Un incontro significativo, nell’agosto 1875, fu quello con il re Sinopa Lutangu, capo del popolo Lozi, che viveva nella parte occidentale di quella che oggi è la Repubblica dello Zambia. Dopo una complessa negoziazione, Sinopa fornì all’esploratore le imbarcazioni e le guide con cui egli fu in grado di percorrere il fiume Zambesi, lungo il cui corso si trovano le cascate Vittoria, confine geografico naturale tra Zambia e Zimbabwe. La seconda spedizione gli permise, invece, di implementare la sezione dedicata alla storia naturale (flora e fauna) con un discreto numero di animali impagliati che aveva cacciato personalmente attraversando il territorio su un vagone speciale munito di torretta per l’osservazione.
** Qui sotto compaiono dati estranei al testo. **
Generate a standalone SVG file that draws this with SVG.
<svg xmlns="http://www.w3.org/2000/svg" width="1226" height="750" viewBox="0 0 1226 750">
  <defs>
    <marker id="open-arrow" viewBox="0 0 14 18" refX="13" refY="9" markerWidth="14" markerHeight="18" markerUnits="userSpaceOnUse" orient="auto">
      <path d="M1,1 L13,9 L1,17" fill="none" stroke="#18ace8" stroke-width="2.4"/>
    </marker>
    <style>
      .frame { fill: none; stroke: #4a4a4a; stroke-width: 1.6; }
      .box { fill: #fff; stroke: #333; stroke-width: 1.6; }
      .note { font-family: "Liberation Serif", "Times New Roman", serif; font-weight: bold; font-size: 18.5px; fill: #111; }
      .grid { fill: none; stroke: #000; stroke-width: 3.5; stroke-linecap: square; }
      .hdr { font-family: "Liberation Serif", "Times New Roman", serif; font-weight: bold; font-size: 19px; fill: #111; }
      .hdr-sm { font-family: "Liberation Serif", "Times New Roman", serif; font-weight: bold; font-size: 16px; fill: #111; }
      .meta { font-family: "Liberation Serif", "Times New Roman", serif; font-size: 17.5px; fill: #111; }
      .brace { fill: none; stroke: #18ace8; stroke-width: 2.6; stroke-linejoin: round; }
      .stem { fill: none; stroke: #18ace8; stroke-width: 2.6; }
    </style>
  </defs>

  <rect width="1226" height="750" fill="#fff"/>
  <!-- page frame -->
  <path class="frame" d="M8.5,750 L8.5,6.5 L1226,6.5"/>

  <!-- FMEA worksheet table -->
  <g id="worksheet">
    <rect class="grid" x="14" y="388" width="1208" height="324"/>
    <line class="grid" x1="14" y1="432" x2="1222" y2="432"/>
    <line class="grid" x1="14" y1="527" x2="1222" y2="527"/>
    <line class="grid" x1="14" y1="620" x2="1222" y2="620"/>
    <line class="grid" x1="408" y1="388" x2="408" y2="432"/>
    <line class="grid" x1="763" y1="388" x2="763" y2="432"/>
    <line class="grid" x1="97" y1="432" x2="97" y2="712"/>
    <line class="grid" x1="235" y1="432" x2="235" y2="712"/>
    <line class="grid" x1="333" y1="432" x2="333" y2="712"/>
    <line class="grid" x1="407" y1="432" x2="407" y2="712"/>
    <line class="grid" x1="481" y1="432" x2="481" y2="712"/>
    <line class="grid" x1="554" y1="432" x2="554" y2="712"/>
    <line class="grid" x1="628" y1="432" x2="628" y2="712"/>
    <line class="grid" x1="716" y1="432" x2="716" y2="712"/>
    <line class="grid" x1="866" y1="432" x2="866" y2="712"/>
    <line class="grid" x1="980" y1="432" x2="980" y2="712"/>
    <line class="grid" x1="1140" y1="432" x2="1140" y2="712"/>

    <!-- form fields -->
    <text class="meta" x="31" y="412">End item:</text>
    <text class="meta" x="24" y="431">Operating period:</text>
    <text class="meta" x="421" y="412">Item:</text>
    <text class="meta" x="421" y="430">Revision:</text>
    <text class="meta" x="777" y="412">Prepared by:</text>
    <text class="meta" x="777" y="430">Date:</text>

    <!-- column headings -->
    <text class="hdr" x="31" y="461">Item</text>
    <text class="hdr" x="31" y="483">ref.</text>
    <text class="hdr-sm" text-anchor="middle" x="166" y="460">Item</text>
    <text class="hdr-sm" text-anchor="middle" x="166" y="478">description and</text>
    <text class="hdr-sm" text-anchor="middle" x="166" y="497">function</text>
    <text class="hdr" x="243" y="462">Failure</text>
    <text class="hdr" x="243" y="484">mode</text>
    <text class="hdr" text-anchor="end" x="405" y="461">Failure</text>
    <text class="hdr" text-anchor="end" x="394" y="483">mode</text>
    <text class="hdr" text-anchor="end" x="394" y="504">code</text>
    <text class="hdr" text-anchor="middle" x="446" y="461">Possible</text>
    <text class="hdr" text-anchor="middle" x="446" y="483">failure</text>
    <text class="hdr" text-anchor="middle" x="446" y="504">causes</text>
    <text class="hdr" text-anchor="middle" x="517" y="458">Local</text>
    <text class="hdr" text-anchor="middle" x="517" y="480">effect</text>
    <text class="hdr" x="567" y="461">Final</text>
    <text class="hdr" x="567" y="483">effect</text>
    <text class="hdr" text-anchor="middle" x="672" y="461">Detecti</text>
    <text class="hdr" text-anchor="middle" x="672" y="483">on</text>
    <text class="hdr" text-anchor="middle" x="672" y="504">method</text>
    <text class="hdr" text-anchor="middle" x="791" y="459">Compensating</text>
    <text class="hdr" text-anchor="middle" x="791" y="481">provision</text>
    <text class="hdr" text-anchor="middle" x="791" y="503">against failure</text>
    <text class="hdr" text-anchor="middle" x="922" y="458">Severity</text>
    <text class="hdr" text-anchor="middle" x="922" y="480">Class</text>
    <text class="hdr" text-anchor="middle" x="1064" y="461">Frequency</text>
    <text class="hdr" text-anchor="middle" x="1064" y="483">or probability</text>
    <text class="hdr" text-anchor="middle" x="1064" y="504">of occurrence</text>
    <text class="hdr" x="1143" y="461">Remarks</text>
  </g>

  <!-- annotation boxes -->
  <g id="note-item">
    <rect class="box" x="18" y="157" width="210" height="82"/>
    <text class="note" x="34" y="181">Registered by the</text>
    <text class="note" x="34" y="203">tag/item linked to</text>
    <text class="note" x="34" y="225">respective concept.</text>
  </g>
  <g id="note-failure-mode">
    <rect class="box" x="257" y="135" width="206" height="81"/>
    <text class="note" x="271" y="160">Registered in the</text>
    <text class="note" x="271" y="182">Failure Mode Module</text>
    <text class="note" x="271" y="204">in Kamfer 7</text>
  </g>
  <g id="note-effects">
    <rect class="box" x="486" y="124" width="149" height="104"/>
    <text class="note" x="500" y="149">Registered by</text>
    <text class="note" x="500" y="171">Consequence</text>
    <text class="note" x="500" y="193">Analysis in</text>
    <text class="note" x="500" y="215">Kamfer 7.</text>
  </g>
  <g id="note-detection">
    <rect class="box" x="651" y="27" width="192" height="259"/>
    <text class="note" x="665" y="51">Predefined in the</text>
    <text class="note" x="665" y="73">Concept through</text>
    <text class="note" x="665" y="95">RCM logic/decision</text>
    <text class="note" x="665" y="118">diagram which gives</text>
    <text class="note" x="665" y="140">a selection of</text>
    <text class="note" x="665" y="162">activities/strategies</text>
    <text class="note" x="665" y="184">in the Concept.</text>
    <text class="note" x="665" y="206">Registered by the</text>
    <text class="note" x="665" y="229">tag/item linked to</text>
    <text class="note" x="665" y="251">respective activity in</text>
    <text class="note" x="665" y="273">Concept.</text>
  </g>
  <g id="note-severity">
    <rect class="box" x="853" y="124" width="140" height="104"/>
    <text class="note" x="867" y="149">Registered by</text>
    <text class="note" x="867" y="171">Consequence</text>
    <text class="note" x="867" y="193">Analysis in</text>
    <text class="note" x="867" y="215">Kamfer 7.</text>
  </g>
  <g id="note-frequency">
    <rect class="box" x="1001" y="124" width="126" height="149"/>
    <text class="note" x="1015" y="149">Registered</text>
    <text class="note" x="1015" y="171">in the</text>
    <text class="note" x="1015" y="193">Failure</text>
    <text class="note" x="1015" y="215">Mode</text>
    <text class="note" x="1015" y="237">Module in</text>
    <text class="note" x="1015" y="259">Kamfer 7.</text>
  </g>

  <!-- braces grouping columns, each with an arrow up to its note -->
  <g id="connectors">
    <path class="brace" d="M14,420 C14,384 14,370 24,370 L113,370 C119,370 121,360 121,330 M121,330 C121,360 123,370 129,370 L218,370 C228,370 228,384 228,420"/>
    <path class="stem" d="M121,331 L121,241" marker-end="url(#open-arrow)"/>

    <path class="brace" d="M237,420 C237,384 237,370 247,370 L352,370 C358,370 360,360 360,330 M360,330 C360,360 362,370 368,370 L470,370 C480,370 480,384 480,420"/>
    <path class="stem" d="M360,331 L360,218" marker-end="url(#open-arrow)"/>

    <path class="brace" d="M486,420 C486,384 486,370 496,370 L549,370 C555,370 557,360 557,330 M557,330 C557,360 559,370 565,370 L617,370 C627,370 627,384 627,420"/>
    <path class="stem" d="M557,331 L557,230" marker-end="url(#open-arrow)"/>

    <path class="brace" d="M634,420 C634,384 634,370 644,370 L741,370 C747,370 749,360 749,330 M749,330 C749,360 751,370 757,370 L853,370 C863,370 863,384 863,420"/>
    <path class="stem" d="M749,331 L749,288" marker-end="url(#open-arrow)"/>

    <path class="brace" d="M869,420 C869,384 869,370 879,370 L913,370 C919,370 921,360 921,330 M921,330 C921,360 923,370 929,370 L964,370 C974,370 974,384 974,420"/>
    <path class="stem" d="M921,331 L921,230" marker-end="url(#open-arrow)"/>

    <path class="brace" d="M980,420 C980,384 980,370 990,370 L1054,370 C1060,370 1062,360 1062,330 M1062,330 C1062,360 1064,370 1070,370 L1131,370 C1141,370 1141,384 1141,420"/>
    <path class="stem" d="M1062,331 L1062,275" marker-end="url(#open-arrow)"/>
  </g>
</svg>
La spedizione da Città del Capo al territorio Mashukulumbwe, sulla sponda nord dello Zambesi, al tempo fu molto criticata perché priva di apporti scientifici, inoltre l’epilogo drammatico con la morte di due membri della squadra, oltreché i problemi di salute dello stesso protagonista, determinarono la sua immediata conclusione.
Nel settembre 1887 Holub fece ritorno in Europa a bordo del piroscafo Tartar. Dedicò gli anni successivi alla divulgazione delle conoscenze acquisite: i materiali esotici da lui collezionati erano di gran richiamo nelle mostre che organizzava. Nel 1894, in America, dove si recò con la moglie Rosa, unica donna ad aver preso parte alla spedizione africana, tenne oltre trenta lectures in tredici città. La passione con cui raccontava la sua Africa era eroica ma non priva di fascino, in un’epoca in cui simili esplorazioni erano un’avventura privilegiata.